**Instruction**
Pull out the lines from the line containing "Clone this chart in matplotlib." through the line containing "plt.rcParams['mathtext.rm'] = 'Open Sans'", both lines included, and copy them exactly.

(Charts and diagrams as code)
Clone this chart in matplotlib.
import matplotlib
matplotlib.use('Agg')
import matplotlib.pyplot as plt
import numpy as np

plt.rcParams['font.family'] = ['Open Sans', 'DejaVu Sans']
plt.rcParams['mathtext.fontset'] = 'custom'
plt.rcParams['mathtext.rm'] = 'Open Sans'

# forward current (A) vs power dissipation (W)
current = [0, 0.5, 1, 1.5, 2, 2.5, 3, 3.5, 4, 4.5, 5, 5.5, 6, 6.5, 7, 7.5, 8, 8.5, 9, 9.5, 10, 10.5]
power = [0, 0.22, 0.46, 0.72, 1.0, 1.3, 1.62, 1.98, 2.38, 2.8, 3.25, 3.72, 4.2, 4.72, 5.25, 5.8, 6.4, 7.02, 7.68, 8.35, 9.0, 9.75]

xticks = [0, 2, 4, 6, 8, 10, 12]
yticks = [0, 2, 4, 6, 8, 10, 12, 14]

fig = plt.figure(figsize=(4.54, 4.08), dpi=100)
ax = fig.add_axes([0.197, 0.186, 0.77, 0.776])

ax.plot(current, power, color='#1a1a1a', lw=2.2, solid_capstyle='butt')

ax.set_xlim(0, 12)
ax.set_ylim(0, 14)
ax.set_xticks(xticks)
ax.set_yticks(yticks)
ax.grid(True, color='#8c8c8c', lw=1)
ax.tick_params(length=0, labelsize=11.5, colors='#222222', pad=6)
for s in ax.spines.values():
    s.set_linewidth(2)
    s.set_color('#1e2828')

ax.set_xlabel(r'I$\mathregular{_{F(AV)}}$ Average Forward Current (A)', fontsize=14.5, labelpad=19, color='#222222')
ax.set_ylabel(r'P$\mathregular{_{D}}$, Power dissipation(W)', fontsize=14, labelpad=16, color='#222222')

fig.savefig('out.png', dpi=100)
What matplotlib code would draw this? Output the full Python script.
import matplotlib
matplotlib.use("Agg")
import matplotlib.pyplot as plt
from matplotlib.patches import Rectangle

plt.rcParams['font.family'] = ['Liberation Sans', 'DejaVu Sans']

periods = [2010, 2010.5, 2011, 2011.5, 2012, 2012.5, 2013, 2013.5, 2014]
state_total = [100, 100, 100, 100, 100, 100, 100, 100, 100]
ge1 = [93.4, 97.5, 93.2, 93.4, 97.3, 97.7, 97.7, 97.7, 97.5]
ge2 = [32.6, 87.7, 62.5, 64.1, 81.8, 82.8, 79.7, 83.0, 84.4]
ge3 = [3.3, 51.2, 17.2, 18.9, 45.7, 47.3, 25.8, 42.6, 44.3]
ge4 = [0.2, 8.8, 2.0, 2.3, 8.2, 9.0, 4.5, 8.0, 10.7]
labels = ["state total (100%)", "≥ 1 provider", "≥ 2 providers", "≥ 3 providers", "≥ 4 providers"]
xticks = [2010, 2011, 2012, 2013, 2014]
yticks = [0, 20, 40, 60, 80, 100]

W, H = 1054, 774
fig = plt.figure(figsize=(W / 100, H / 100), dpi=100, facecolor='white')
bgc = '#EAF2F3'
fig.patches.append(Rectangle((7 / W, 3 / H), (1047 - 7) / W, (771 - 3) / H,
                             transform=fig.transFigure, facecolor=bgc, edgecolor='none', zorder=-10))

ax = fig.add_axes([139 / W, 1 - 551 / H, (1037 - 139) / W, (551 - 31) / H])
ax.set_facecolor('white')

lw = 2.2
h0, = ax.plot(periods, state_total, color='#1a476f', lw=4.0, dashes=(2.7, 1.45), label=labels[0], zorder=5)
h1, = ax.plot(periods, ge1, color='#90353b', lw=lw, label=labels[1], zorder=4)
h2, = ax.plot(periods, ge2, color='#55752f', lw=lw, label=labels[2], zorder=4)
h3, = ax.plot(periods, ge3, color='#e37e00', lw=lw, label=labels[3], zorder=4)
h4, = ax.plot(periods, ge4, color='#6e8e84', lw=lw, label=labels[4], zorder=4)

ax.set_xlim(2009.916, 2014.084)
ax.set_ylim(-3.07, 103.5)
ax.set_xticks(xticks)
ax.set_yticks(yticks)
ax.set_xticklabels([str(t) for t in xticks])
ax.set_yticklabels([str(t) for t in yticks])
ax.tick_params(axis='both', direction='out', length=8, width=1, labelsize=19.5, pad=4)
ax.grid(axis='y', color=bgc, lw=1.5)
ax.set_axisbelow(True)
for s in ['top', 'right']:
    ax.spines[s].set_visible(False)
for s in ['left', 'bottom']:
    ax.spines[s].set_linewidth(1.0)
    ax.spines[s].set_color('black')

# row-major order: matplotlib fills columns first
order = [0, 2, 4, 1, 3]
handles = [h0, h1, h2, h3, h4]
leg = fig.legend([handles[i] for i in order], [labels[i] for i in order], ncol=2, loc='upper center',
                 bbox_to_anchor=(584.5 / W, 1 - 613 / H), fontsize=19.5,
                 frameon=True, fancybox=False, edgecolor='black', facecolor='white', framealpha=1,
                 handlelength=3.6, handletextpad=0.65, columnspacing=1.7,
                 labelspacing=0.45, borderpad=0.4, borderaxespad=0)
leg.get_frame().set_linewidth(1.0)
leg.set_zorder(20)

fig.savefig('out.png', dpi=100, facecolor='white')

---

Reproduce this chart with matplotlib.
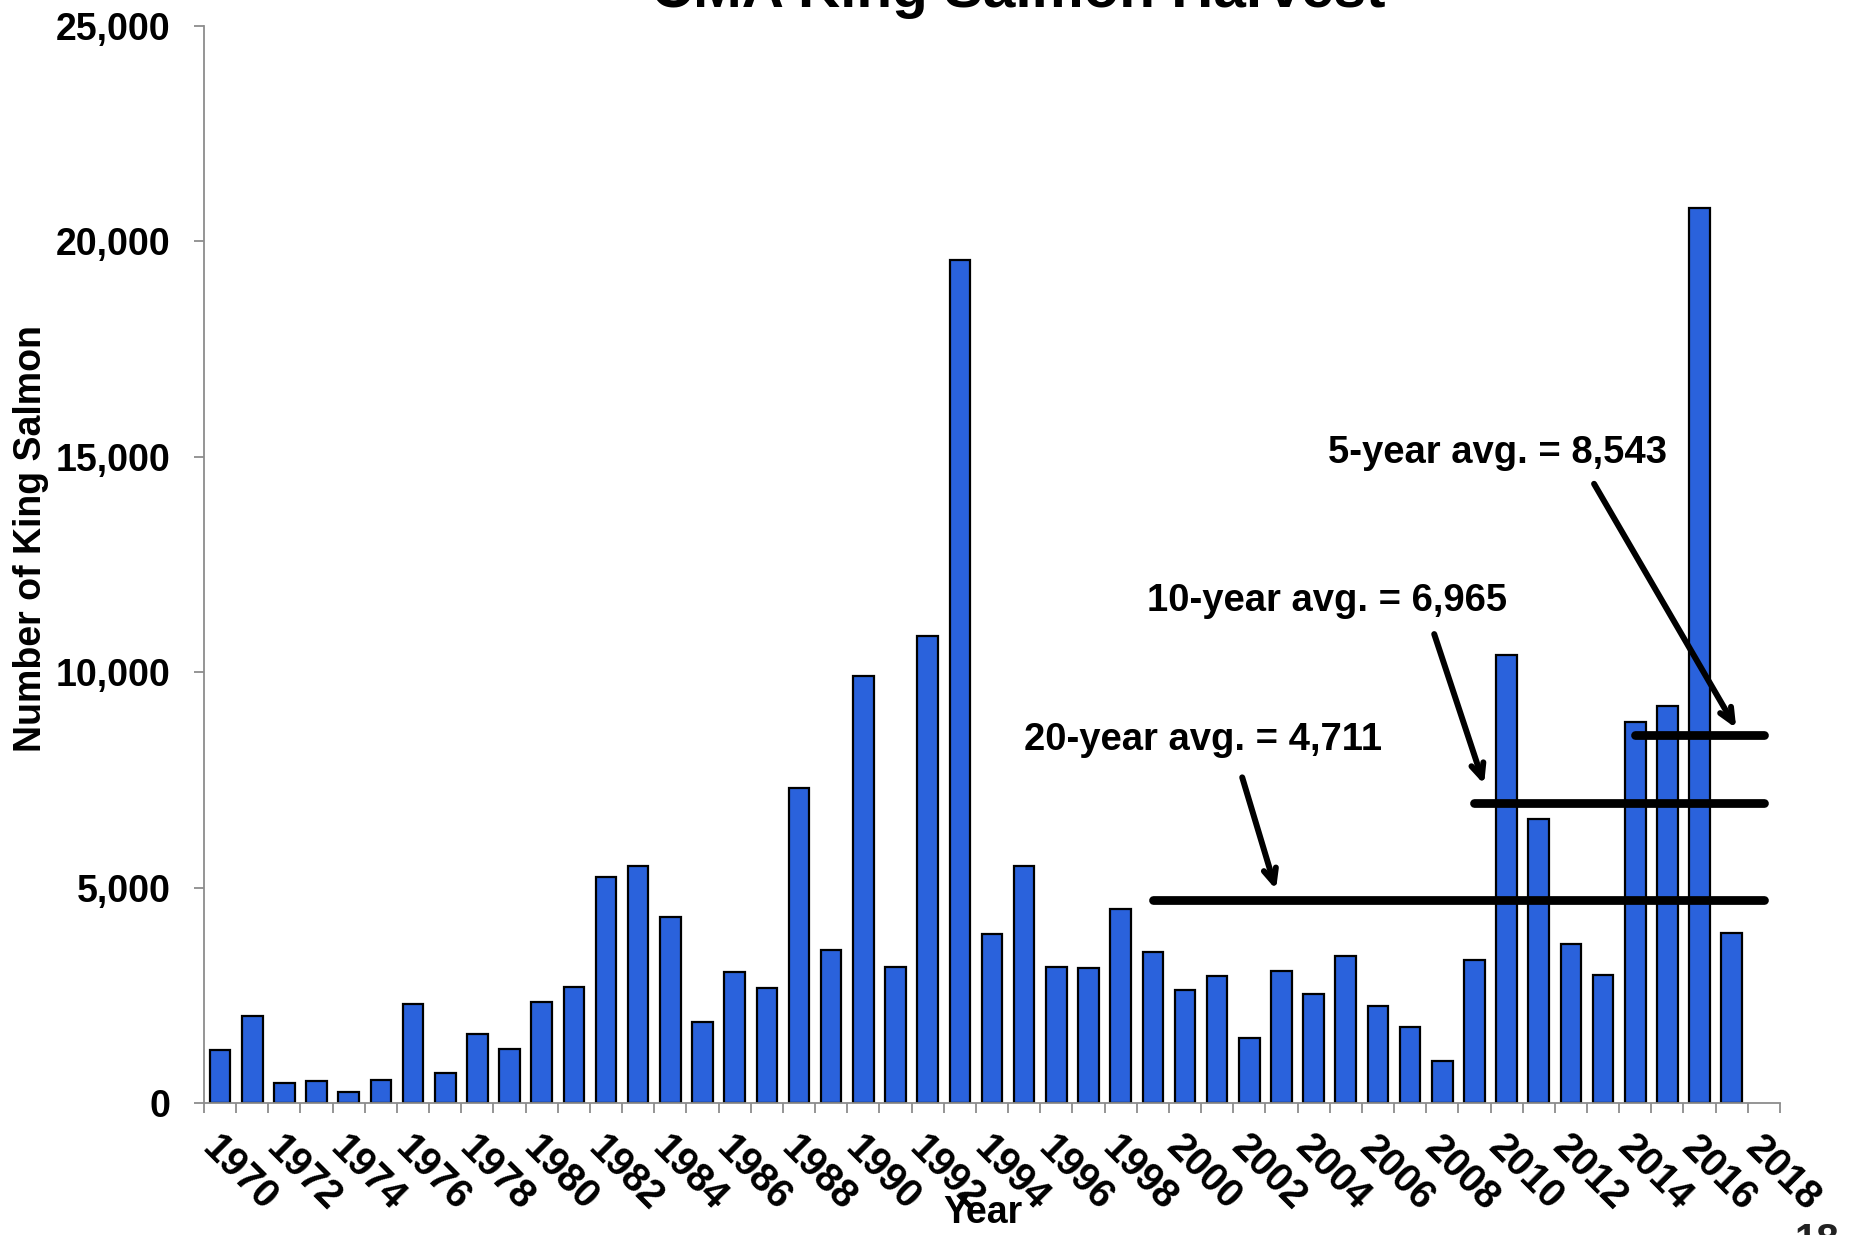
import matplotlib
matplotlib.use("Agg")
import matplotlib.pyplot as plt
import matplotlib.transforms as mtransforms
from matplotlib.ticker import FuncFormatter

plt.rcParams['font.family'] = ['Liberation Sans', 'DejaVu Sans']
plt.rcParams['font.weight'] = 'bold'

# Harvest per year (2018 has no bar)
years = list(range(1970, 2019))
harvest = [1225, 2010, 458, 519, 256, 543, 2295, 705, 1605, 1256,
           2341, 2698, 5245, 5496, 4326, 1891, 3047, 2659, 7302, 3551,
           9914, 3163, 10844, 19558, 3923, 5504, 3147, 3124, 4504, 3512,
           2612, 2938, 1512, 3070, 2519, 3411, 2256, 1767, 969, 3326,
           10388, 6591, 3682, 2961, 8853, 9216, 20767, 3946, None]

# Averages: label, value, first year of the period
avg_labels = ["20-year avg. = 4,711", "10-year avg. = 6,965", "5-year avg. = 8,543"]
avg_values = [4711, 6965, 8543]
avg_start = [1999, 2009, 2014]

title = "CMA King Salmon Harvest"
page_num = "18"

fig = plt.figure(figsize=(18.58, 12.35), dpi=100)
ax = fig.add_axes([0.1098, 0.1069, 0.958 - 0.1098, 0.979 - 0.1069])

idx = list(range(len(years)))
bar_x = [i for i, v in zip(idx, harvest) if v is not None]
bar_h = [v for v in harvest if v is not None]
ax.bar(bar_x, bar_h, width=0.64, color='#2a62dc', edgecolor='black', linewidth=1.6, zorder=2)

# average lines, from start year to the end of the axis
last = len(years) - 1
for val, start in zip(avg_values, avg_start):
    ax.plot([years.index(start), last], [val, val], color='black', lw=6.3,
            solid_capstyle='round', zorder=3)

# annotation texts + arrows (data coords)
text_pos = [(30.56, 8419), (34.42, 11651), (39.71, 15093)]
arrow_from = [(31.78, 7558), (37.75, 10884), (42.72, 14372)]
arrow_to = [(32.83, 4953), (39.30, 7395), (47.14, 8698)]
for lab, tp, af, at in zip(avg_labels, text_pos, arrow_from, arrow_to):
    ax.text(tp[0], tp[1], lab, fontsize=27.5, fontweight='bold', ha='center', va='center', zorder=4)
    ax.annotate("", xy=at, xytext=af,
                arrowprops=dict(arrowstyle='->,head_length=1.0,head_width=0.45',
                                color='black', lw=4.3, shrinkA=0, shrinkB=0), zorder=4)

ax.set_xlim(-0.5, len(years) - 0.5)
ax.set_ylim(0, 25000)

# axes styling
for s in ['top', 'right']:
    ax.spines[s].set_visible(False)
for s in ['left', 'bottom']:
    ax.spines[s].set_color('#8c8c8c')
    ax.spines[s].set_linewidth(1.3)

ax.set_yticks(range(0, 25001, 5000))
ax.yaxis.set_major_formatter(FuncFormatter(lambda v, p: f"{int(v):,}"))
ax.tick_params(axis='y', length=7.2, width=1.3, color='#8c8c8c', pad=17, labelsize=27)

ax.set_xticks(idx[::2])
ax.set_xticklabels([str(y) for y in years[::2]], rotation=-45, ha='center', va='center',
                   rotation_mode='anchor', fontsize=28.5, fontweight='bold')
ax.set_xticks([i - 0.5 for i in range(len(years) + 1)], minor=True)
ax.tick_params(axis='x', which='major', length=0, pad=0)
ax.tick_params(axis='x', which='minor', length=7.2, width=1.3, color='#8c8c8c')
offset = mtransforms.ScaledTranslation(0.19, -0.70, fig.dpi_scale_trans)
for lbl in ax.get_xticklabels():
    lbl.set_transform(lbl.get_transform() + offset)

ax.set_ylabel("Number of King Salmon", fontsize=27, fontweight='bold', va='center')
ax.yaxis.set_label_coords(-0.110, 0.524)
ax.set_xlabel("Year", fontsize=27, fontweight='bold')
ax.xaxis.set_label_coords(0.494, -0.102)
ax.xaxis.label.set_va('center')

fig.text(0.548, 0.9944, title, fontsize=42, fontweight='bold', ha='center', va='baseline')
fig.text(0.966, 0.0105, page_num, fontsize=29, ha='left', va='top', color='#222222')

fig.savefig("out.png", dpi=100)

**Output for this task**
Clone this chart in matplotlib.
import matplotlib
matplotlib.use('Agg')
import matplotlib.pyplot as plt
import numpy as np

plt.rcParams['font.family'] = ['Open Sans', 'DejaVu Sans']
plt.rcParams['mathtext.fontset'] = 'custom'
plt.rcParams['mathtext.rm'] = 'Open Sans'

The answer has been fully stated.